Rows from a dataset of charts and code

◆ ◆ ◆ ◆

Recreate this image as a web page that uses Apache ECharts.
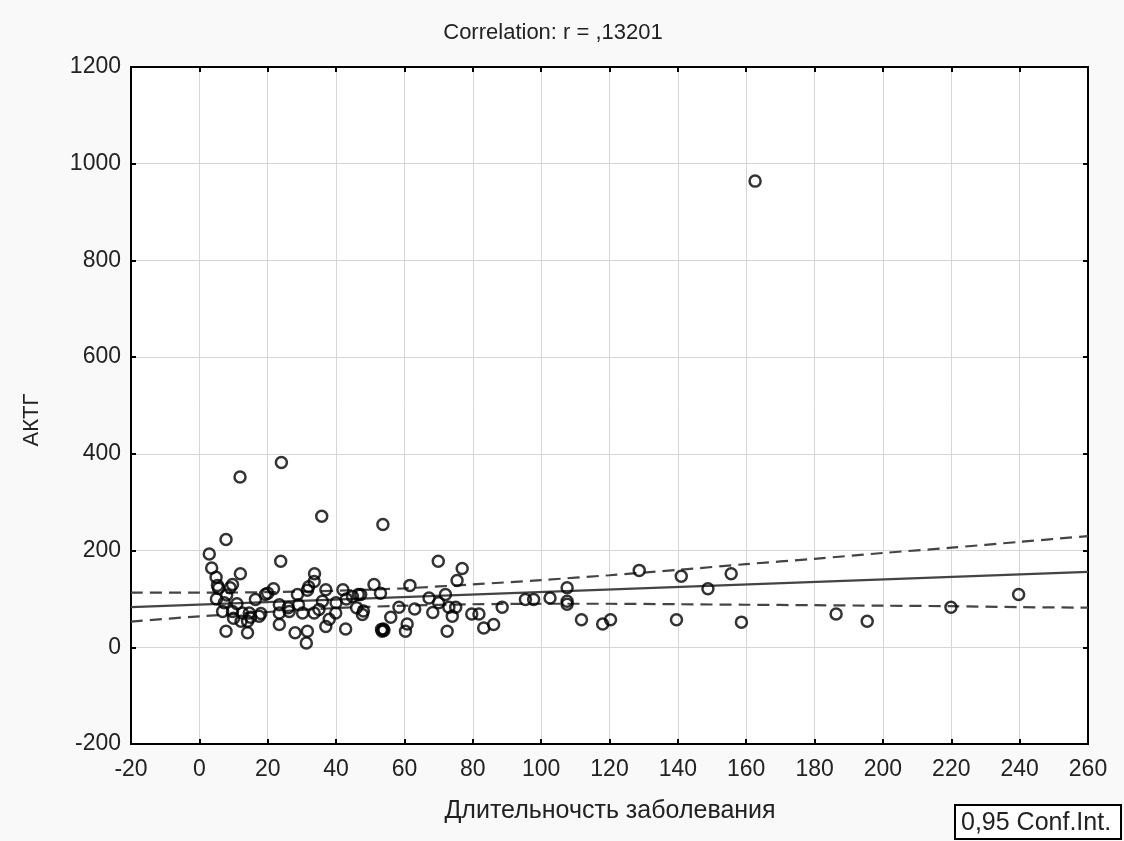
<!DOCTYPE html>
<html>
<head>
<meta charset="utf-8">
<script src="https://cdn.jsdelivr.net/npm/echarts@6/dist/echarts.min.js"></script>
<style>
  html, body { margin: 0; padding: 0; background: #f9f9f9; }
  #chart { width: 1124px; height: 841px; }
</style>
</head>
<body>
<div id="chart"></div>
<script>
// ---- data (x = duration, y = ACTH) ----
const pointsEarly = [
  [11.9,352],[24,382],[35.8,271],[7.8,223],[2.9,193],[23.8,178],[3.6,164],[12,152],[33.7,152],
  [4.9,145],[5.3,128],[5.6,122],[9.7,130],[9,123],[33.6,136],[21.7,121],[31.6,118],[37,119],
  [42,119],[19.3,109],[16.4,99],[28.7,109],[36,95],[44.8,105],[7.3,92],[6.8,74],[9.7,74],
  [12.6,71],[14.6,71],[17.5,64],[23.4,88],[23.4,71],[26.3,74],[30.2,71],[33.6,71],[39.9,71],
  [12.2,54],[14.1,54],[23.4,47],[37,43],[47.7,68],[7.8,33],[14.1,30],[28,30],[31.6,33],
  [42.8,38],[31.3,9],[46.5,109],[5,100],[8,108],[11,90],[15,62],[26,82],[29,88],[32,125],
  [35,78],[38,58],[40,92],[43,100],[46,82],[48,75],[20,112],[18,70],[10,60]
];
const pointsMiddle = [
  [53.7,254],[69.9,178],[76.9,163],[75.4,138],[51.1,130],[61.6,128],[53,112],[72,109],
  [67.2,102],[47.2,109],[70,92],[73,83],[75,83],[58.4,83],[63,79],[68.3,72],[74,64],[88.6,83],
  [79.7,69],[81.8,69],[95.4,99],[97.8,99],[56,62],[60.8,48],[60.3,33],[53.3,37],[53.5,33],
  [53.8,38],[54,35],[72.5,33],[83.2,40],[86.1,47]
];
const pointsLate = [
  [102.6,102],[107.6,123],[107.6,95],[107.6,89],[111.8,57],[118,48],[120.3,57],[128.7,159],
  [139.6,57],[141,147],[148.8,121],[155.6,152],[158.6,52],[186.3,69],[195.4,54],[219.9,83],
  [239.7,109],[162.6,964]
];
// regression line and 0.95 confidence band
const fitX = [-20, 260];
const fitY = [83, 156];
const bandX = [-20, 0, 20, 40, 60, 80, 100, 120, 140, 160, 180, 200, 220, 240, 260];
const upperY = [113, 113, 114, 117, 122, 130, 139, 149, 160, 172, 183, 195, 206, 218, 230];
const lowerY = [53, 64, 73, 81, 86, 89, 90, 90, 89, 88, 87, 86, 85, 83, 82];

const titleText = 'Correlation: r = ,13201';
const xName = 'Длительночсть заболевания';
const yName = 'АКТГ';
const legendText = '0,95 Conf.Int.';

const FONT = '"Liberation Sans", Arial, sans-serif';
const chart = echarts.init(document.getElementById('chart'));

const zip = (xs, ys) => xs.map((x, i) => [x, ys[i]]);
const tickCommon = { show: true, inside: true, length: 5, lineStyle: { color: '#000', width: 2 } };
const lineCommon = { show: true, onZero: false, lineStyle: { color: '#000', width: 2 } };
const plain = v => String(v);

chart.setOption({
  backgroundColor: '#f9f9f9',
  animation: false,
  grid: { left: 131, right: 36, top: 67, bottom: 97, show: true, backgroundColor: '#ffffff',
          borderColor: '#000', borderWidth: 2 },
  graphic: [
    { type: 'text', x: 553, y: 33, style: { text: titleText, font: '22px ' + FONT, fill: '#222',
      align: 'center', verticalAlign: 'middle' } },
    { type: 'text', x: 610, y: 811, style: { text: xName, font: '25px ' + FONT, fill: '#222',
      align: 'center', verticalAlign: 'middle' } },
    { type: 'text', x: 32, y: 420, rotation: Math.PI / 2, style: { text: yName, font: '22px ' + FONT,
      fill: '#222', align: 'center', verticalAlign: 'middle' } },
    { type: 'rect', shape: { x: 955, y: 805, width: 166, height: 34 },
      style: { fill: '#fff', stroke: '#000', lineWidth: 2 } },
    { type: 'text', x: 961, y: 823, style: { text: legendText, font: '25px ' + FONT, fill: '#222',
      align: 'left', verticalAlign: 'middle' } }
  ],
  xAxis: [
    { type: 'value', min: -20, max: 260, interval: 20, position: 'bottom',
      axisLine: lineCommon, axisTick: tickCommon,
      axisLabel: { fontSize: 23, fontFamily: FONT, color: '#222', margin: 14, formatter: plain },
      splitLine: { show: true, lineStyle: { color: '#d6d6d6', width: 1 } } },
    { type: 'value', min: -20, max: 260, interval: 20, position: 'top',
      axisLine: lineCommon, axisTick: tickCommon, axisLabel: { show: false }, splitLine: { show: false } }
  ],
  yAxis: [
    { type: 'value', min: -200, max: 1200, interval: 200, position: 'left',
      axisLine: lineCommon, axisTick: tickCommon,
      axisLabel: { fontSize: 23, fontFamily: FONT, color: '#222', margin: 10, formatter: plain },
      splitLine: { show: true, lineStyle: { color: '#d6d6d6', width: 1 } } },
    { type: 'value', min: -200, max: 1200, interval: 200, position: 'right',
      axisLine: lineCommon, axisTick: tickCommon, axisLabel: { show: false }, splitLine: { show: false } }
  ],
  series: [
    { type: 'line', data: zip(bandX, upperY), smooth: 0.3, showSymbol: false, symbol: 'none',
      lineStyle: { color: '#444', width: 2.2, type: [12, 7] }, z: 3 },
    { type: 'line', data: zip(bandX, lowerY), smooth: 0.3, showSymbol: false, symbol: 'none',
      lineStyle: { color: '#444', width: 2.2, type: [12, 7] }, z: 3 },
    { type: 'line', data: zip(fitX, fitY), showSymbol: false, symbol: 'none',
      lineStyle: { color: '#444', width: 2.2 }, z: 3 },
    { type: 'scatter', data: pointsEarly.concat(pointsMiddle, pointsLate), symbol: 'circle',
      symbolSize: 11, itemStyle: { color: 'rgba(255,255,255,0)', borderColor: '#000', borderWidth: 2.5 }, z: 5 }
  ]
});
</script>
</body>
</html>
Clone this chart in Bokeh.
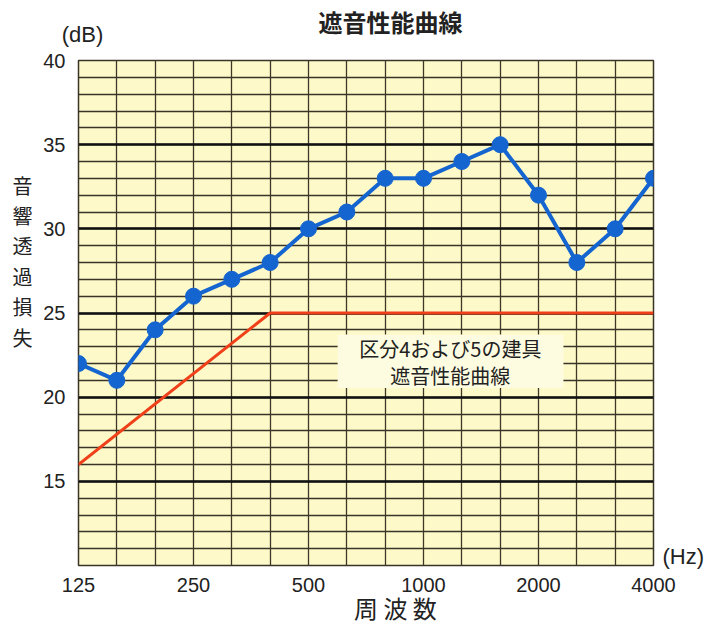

◆ ◆ ◆ ◆

_Task brief_
Transcribe the full listing above exactly as it stands, minus the pictures.

_Result below_
Recreate this image as a web page that uses Apache ECharts.
<!DOCTYPE html>
<html>
<head>
<meta charset="utf-8">
<script src="https://cdn.jsdelivr.net/npm/echarts@6/dist/echarts.min.js"></script>
<style>
  html, body { margin: 0; padding: 0; background: #f9f9f9; }
  #chart { width: 1124px; height: 841px; }
</style>
</head>
<body>
<div id="chart"></div>
<script>
// ---- data (x = duration, y = ACTH) ----
const pointsEarly = [
  [11.9,352],[24,382],[35.8,271],[7.8,223],[2.9,193],[23.8,178],[3.6,164],[12,152],[33.7,152],
  [4.9,145],[5.3,128],[5.6,122],[9.7,130],[9,123],[33.6,136],[21.7,121],[31.6,118],[37,119],
  [42,119],[19.3,109],[16.4,99],[28.7,109],[36,95],[44.8,105],[7.3,92],[6.8,74],[9.7,74],
  [12.6,71],[14.6,71],[17.5,64],[23.4,88],[23.4,71],[26.3,74],[30.2,71],[33.6,71],[39.9,71],
  [12.2,54],[14.1,54],[23.4,47],[37,43],[47.7,68],[7.8,33],[14.1,30],[28,30],[31.6,33],
  [42.8,38],[31.3,9],[46.5,109],[5,100],[8,108],[11,90],[15,62],[26,82],[29,88],[32,125],
  [35,78],[38,58],[40,92],[43,100],[46,82],[48,75],[20,112],[18,70],[10,60]
];
const pointsMiddle = [
  [53.7,254],[69.9,178],[76.9,163],[75.4,138],[51.1,130],[61.6,128],[53,112],[72,109],
  [67.2,102],[47.2,109],[70,92],[73,83],[75,83],[58.4,83],[63,79],[68.3,72],[74,64],[88.6,83],
  [79.7,69],[81.8,69],[95.4,99],[97.8,99],[56,62],[60.8,48],[60.3,33],[53.3,37],[53.5,33],
  [53.8,38],[54,35],[72.5,33],[83.2,40],[86.1,47]
];
const pointsLate = [
  [102.6,102],[107.6,123],[107.6,95],[107.6,89],[111.8,57],[118,48],[120.3,57],[128.7,159],
  [139.6,57],[141,147],[148.8,121],[155.6,152],[158.6,52],[186.3,69],[195.4,54],[219.9,83],
  [239.7,109],[162.6,964]
];
// regression line and 0.95 confidence band
const fitX = [-20, 260];
const fitY = [83, 156];
const bandX = [-20, 0, 20, 40, 60, 80, 100, 120, 140, 160, 180, 200, 220, 240, 260];
const upperY = [113, 113, 114, 117, 122, 130, 139, 149, 160, 172, 183, 195, 206, 218, 230];
const lowerY = [53, 64, 73, 81, 86, 89, 90, 90, 89, 88, 87, 86, 85, 83, 82];

const titleText = 'Correlation: r = ,13201';
const xName = 'Длительночсть заболевания';
const yName = 'АКТГ';
const legendText = '0,95 Conf.Int.';

const FONT = '"Liberation Sans", Arial, sans-serif';
const chart = echarts.init(document.getElementById('chart'));

const zip = (xs, ys) => xs.map((x, i) => [x, ys[i]]);
const tickCommon = { show: true, inside: true, length: 5, lineStyle: { color: '#000', width: 2 } };
const lineCommon = { show: true, onZero: false, lineStyle: { color: '#000', width: 2 } };
const plain = v => String(v);

chart.setOption({
  backgroundColor: '#f9f9f9',
  animation: false,
  grid: { left: 131, right: 36, top: 67, bottom: 97, show: true, backgroundColor: '#ffffff',
          borderColor: '#000', borderWidth: 2 },
  graphic: [
    { type: 'text', x: 553, y: 33, style: { text: titleText, font: '22px ' + FONT, fill: '#222',
      align: 'center', verticalAlign: 'middle' } },
    { type: 'text', x: 610, y: 811, style: { text: xName, font: '25px ' + FONT, fill: '#222',
      align: 'center', verticalAlign: 'middle' } },
    { type: 'text', x: 32, y: 420, rotation: Math.PI / 2, style: { text: yName, font: '22px ' + FONT,
      fill: '#222', align: 'center', verticalAlign: 'middle' } },
    { type: 'rect', shape: { x: 955, y: 805, width: 166, height: 34 },
      style: { fill: '#fff', stroke: '#000', lineWidth: 2 } },
    { type: 'text', x: 961, y: 823, style: { text: legendText, font: '25px ' + FONT, fill: '#222',
      align: 'left', verticalAlign: 'middle' } }
  ],
  xAxis: [
    { type: 'value', min: -20, max: 260, interval: 20, position: 'bottom',
      axisLine: lineCommon, axisTick: tickCommon,
      axisLabel: { fontSize: 23, fontFamily: FONT, color: '#222', margin: 14, formatter: plain },
      splitLine: { show: true, lineStyle: { color: '#d6d6d6', width: 1 } } },
    { type: 'value', min: -20, max: 260, interval: 20, position: 'top',
      axisLine: lineCommon, axisTick: tickCommon, axisLabel: { show: false }, splitLine: { show: false } }
  ],
  yAxis: [
    { type: 'value', min: -200, max: 1200, interval: 200, position: 'left',
      axisLine: lineCommon, axisTick: tickCommon,
      axisLabel: { fontSize: 23, fontFamily: FONT, color: '#222', margin: 10, formatter: plain },
      splitLine: { show: true, lineStyle: { color: '#d6d6d6', width: 1 } } },
    { type: 'value', min: -200, max: 1200, interval: 200, position: 'right',
      axisLine: lineCommon, axisTick: tickCommon, axisLabel: { show: false }, splitLine: { show: false } }
  ],
  series: [
    { type: 'line', data: zip(bandX, upperY), smooth: 0.3, showSymbol: false, symbol: 'none',
      lineStyle: { color: '#444', width: 2.2, type: [12, 7] }, z: 3 },
    { type: 'line', data: zip(bandX, lowerY), smooth: 0.3, showSymbol: false, symbol: 'none',
      lineStyle: { color: '#444', width: 2.2, type: [12, 7] }, z: 3 },
    { type: 'line', data: zip(fitX, fitY), showSymbol: false, symbol: 'none',
      lineStyle: { color: '#444', width: 2.2 }, z: 3 },
    { type: 'scatter', data: pointsEarly.concat(pointsMiddle, pointsLate), symbol: 'circle',
      symbolSize: 11, itemStyle: { color: 'rgba(255,255,255,0)', borderColor: '#000', borderWidth: 2.5 }, z: 5 }
  ]
});
</script>
</body>
</html>
Clone this chart in Bokeh.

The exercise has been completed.